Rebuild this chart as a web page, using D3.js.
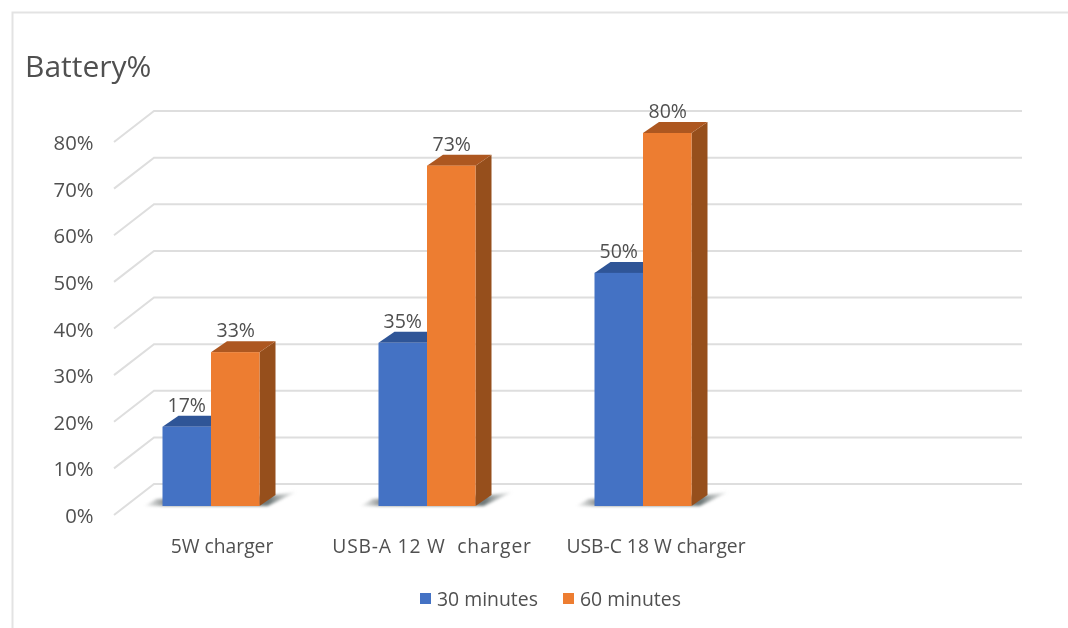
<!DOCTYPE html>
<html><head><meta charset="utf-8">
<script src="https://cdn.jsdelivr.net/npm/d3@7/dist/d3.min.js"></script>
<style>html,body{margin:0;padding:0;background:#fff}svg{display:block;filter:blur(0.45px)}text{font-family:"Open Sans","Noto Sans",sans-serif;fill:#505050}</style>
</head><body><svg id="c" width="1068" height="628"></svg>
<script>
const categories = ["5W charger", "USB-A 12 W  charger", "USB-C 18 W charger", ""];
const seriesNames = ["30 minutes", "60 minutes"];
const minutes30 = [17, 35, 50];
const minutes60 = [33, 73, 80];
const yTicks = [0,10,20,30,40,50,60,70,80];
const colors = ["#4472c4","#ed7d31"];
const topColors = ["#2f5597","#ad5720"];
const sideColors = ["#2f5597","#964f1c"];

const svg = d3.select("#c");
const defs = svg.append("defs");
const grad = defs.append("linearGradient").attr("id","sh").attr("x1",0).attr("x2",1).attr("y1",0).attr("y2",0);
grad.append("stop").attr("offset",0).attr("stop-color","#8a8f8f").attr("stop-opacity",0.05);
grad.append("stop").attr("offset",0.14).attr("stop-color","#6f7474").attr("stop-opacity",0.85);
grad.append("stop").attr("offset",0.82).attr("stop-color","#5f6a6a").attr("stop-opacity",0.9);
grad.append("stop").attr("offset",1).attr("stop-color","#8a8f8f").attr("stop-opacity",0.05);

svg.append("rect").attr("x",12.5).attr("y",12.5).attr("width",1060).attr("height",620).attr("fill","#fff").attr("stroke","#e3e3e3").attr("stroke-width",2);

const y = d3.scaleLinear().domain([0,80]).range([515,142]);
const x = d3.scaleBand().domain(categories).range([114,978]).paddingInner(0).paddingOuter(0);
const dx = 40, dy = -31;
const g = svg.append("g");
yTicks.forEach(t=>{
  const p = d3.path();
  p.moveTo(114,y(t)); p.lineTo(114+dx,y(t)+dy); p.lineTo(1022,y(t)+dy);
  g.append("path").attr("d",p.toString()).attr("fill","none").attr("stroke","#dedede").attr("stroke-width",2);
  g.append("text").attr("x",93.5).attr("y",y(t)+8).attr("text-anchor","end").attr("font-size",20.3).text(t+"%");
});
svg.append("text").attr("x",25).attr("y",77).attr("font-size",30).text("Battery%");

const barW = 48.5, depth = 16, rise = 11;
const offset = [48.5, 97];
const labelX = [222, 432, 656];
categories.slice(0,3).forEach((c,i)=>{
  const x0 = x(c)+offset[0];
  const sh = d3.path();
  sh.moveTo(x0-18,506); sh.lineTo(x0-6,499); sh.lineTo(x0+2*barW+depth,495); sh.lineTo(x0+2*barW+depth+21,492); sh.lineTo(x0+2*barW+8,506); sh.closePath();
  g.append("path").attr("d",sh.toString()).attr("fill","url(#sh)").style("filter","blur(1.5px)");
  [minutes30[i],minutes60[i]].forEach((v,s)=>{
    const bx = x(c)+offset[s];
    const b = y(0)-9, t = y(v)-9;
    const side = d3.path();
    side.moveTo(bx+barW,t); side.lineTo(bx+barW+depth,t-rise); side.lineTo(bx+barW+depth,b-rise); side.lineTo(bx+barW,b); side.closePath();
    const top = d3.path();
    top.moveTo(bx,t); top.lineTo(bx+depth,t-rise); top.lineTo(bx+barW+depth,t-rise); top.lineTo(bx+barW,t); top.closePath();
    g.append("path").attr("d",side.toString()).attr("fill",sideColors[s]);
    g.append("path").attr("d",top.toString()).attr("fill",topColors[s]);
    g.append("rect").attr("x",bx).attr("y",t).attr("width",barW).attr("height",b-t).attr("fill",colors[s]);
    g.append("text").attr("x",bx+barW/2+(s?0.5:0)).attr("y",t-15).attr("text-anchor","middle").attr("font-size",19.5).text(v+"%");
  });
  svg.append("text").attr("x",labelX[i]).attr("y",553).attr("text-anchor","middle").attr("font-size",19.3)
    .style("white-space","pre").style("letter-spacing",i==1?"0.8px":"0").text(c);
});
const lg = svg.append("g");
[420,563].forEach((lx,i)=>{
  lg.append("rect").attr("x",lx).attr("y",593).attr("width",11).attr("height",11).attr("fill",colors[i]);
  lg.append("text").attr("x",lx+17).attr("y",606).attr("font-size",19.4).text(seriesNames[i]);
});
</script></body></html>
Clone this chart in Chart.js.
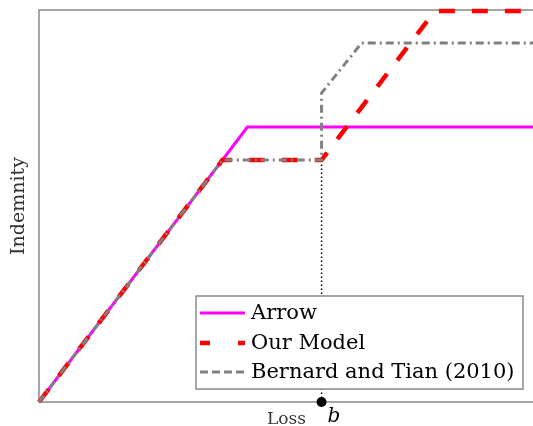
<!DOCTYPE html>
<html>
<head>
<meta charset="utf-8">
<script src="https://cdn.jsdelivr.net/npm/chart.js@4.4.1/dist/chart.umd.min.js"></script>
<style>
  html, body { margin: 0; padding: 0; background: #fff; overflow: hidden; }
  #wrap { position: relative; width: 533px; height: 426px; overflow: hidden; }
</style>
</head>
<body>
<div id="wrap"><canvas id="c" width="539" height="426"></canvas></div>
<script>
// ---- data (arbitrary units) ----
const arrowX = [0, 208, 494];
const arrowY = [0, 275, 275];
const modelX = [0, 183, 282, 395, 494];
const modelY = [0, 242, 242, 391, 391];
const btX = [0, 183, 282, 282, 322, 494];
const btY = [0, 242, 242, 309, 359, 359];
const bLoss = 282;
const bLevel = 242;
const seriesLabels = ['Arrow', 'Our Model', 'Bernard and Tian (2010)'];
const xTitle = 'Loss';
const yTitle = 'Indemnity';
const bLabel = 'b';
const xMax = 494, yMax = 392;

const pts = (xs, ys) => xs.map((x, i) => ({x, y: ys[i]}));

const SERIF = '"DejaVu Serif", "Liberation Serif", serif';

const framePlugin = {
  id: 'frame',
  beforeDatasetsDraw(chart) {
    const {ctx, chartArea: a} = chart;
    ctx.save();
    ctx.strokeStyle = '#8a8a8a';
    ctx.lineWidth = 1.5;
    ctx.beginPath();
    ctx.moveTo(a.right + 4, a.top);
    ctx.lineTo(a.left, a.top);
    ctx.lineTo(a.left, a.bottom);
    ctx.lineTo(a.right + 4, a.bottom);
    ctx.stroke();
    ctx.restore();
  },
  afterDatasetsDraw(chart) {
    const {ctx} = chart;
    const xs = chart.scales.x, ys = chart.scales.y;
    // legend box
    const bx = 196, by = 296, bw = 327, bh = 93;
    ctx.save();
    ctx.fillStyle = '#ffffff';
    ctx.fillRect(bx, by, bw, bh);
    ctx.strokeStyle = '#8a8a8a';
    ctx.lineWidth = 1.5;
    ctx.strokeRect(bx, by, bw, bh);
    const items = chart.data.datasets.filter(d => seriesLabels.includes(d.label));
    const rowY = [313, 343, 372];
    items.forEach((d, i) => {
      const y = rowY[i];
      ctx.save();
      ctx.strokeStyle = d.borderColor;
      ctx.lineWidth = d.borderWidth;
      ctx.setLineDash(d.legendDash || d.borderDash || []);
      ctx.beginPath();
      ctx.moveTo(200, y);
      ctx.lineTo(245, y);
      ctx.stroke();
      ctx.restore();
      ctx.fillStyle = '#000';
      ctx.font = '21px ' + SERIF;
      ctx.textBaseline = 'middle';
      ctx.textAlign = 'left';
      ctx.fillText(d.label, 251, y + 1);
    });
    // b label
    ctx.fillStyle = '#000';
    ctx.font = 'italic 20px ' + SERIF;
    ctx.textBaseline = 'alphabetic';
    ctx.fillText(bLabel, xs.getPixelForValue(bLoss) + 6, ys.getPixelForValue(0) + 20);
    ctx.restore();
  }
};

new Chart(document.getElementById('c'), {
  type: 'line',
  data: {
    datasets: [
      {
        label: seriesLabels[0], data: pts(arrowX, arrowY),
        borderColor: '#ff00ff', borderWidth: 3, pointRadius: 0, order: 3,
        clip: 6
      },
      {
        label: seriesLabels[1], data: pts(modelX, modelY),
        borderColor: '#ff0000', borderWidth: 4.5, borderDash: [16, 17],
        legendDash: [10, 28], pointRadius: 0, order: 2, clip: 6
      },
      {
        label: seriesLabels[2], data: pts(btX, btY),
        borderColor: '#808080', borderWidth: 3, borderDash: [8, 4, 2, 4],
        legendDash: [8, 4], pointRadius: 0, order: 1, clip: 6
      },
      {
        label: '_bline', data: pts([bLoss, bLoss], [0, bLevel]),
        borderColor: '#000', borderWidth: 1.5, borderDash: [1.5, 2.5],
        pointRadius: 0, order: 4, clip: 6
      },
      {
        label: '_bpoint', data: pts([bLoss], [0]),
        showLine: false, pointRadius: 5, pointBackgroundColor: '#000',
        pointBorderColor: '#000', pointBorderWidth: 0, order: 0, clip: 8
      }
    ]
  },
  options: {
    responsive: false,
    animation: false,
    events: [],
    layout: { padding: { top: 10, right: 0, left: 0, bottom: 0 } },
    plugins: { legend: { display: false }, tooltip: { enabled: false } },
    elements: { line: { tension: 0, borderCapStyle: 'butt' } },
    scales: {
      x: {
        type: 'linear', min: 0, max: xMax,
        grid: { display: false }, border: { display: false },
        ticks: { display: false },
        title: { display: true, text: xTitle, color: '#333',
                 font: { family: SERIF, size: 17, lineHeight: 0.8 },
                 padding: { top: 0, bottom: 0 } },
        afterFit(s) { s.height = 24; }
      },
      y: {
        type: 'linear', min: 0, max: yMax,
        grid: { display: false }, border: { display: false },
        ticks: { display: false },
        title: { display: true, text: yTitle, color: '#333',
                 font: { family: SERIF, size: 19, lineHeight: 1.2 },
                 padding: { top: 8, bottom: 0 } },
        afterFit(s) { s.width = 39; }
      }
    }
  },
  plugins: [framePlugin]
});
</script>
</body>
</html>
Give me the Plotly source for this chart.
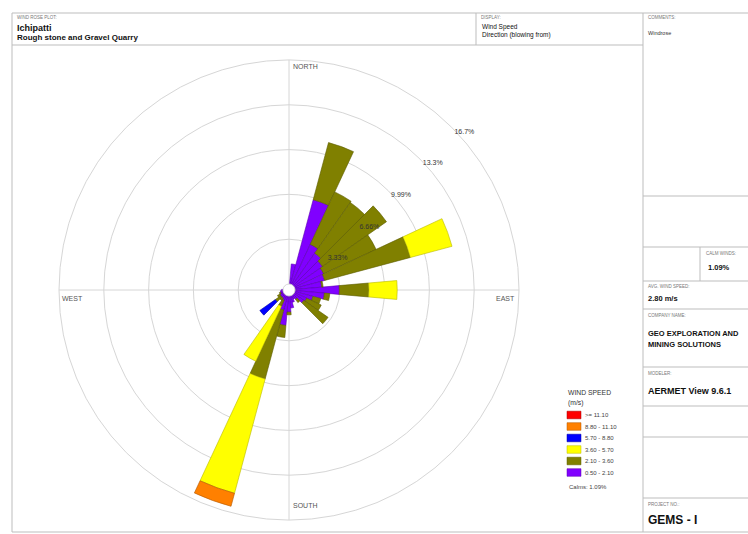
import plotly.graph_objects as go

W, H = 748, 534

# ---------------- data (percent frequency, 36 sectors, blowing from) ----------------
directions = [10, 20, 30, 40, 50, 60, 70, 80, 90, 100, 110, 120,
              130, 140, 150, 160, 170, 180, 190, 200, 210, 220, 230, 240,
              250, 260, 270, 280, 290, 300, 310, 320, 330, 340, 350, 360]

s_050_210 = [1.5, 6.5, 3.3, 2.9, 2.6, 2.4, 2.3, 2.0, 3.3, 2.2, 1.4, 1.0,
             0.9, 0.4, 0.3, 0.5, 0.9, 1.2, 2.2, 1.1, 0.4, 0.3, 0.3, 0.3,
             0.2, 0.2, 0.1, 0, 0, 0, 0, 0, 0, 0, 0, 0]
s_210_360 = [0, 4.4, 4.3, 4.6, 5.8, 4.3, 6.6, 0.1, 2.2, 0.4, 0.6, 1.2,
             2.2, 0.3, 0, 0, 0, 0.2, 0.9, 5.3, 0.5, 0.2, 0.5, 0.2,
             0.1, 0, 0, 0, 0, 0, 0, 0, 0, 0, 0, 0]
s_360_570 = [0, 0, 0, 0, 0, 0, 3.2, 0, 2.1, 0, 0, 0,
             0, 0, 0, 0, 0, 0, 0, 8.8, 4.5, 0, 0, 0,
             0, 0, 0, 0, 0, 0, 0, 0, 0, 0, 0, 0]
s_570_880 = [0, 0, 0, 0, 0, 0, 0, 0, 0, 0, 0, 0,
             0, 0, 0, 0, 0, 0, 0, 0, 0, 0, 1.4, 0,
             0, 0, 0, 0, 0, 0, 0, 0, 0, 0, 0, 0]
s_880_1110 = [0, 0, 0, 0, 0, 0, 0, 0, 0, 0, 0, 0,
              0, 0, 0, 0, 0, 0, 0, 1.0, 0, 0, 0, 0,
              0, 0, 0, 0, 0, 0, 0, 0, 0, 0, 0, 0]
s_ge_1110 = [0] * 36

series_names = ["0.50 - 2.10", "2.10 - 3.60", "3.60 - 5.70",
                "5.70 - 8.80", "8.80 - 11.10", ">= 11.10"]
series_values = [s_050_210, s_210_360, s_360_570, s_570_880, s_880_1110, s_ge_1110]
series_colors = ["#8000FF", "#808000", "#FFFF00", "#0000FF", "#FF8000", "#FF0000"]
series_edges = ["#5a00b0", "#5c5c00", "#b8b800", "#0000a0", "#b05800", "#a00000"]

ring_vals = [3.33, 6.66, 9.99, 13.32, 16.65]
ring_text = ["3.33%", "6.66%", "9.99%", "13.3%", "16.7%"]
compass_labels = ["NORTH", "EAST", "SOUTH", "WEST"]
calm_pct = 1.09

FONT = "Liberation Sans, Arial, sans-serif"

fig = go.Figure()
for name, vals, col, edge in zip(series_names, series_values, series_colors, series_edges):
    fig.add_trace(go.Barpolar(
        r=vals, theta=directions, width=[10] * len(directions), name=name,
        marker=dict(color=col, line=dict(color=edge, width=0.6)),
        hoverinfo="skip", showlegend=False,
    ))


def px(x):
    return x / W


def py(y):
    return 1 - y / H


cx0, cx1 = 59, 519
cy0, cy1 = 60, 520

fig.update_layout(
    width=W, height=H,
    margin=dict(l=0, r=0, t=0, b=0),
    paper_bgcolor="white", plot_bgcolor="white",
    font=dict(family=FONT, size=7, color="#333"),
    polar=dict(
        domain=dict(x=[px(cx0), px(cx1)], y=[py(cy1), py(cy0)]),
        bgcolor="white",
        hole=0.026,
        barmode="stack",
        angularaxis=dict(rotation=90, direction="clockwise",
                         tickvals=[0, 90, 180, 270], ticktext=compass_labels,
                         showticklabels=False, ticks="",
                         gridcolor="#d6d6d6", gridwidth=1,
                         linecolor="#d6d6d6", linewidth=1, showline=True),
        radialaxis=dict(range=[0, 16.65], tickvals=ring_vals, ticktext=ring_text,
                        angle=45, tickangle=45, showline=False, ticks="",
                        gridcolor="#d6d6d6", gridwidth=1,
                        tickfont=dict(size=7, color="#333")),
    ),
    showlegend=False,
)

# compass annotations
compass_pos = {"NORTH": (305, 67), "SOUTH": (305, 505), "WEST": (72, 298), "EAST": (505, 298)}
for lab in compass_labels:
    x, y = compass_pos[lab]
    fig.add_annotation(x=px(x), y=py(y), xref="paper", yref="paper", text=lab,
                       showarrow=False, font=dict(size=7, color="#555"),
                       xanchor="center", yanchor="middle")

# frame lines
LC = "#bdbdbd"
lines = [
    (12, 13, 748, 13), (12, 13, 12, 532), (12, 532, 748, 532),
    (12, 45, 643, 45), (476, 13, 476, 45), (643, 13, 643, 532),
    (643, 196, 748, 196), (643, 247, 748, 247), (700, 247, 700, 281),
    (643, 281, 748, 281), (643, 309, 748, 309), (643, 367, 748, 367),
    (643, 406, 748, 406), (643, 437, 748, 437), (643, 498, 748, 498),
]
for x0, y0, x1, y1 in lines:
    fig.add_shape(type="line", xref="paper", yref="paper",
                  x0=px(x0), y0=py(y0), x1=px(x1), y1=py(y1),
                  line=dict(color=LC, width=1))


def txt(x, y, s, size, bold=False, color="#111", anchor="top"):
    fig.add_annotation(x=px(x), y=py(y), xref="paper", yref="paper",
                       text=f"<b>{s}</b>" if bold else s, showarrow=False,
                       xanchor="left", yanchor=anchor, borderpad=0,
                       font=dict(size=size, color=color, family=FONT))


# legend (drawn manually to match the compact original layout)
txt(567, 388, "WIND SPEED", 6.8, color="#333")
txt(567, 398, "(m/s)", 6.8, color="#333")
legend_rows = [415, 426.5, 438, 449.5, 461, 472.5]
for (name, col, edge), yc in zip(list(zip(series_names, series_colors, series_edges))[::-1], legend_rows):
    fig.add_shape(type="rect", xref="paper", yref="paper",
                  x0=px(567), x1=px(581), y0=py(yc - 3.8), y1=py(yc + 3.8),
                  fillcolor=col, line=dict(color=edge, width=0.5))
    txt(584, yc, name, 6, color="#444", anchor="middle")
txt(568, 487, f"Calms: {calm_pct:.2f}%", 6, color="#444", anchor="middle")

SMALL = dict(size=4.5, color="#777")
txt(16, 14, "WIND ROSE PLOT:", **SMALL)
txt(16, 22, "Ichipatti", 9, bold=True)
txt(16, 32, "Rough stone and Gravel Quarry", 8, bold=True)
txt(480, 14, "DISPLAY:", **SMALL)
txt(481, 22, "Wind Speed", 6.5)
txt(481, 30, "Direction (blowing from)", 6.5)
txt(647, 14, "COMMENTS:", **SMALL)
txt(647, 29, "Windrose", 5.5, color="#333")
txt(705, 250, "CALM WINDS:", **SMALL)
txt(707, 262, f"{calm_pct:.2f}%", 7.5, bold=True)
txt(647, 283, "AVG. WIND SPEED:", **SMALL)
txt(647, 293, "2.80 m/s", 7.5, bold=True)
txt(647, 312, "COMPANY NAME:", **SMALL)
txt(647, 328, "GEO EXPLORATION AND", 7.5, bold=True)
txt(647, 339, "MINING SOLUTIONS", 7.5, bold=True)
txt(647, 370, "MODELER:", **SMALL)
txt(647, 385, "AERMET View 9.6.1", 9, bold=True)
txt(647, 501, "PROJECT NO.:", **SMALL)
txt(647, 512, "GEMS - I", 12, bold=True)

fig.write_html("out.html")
::::::
What you will do
Without the pictures, give again exactly the lines above starting at the line containing "Clone this chart in Chart.js." and ending at the line containing "const pts = (xs, ys)".

Answer below
Clone this chart in Chart.js.
<!DOCTYPE html>
<html>
<head>
<meta charset="utf-8">
<script src="https://cdn.jsdelivr.net/npm/chart.js@4.4.1/dist/chart.umd.min.js"></script>
<style>
  html, body { margin: 0; padding: 0; background: #fff; overflow: hidden; }
  #wrap { position: relative; width: 533px; height: 426px; overflow: hidden; }
</style>
</head>
<body>
<div id="wrap"><canvas id="c" width="539" height="426"></canvas></div>
<script>
// ---- data (arbitrary units) ----
const arrowX = [0, 208, 494];
const arrowY = [0, 275, 275];
const modelX = [0, 183, 282, 395, 494];
const modelY = [0, 242, 242, 391, 391];
const btX = [0, 183, 282, 282, 322, 494];
const btY = [0, 242, 242, 309, 359, 359];
const bLoss = 282;
const bLevel = 242;
const seriesLabels = ['Arrow', 'Our Model', 'Bernard and Tian (2010)'];
const xTitle = 'Loss';
const yTitle = 'Indemnity';
const bLabel = 'b';
const xMax = 494, yMax = 392;

const pts = (xs, ys) => xs.map((x, i) => ({x, y: ys[i]}));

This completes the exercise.